The sleep that is among the lonely hills.

None of the travellers whom you can see crawling at your feet have the least conception of what is meant by the silent solitudes of the High Alps. To you, it is like a return to the stir of active life when, after hours of wandering, you return to hear the tinkling of the cowbells below; to them the same sound is the ultimate limit of the habitable world.
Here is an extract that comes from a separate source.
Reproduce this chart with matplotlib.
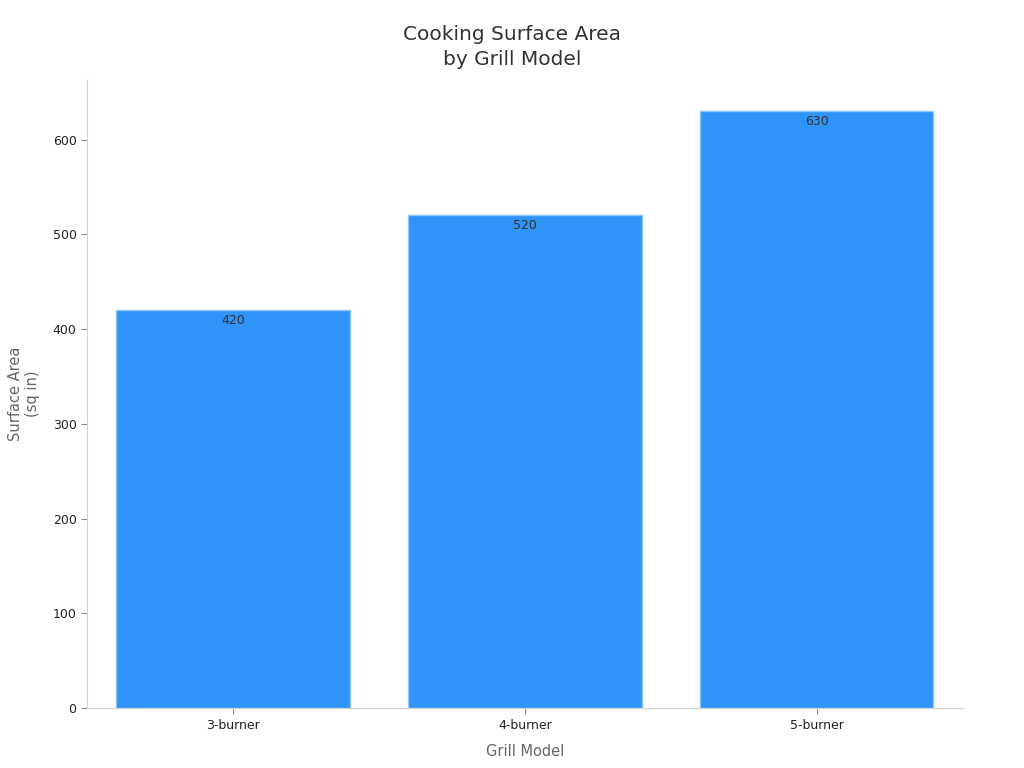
import matplotlib.pyplot as plt

# данные
models = ["3-burner", "4-burner", "5-burner"]
area = [420, 520, 630]

fig = plt.figure(figsize=(10.24, 7.68), dpi=100)
ax = fig.add_axes([0.085, 0.078, 0.855, 0.818])

bars = ax.bar(models, area, width=0.8, color="#2f93f8", edgecolor="#8cc4fb", linewidth=1)
for b, v in zip(bars, area):
    ax.text(b.get_x() + b.get_width() / 2, v - 4, str(v), ha="center", va="top",
            fontsize=9, color="#333333")

ax.set_xlim(-0.5, 2.5)
ax.set_ylim(0, 663)
ax.set_yticks([0, 100, 200, 300, 400, 500, 600])

for s in ["top", "right"]:
    ax.spines[s].set_visible(False)
for s in ["left", "bottom"]:
    ax.spines[s].set_color("#d0d0d0")
ax.tick_params(axis="both", labelsize=9, colors="#222222", length=4)
ax.tick_params(axis="both", color="#888888")

ax.set_xlabel("Grill Model", fontsize=10.5, color="#666666", labelpad=9)
ax.set_ylabel("Surface Area\n(sq in)", fontsize=10.5, color="#666666", labelpad=9)
fig.suptitle("Cooking Surface Area\nby Grill Model", fontsize=14.5, color="#333333",
             x=0.5, y=0.968, linespacing=1.4)

fig.savefig("out.png", dpi=100)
Whilst your mind is properly toned by these influences, you become conscious of another fact, to which the common variety of tourists is necessarily insensible. You begin to find out for the first time what the mountains really are. On one side, you look back upon the "urns of the silent snow," upon the huge reservoirs from which the Oberland glaciers descend. You see the vast stores from which the great rivers of Europe are replenished, and the monstrous crawling masses that are carving the mountains into shape, and the gigantic bulwarks that separate two great quarters of the world. From below these wild regions are half invisible; they are masked by the outer line of mountains; and it is not till you are able to command them from some lofty point that you can appreciate the grandeur of the huge barriers and the snow that is piled within their folds. There is another half of the view equally striking. Looking towards the north, the whole of Switzerland is couched at your feet; the Jura and the Black Forest lie on the far horizon. And then you know what is the nature of a really mountainous country. From below everything is seen in a kind of distorted perspective. The people of the valley naturally think that the valley is everything that the country resembles oldfashioned maps, where a few sporadic lumps are distributed amongst towns and plains. The true proportions reveal themselves as you ascend. The valleys, you can now see, are nothing but narrow trenches scooped out amidst a tossing waste of mountain, just to carry off the drainage. The great ridges run hither and thither, having it all their own way, and wild and untameable regions of rock or open grass or forest, at whose feet the valleys exist on sufferance. Creeping about amongst the roots of the hills, you half miss the hills themselves; you quite fail to understand the massiveness of the mountain chains, and, therefore, the wonderful energy of the forces that have heaved the surface of the world into these distorted shapes. And it is to a half-conscious sense of the powers that must have been at work that a great part of the influence of mountain scenery is due. Geologists tell us that a theory of catastrophes is unphilosophical; but whatever may be the scientific truth, our minds are impressed as though we were witnessing the results of some incredible convulsion. At Stonehenge, we ask what human beings could have

erected these strange grey monuments, and in the mountains we instinetively ask what force can have carved out the Matterhorn and placed the Wetterhorn on its gigantic pedestal. Now, it is not till we reach some commanding point that we realize the amazing extent of country over which the solid ground has been shaking and heaving itself in irresistible tumult.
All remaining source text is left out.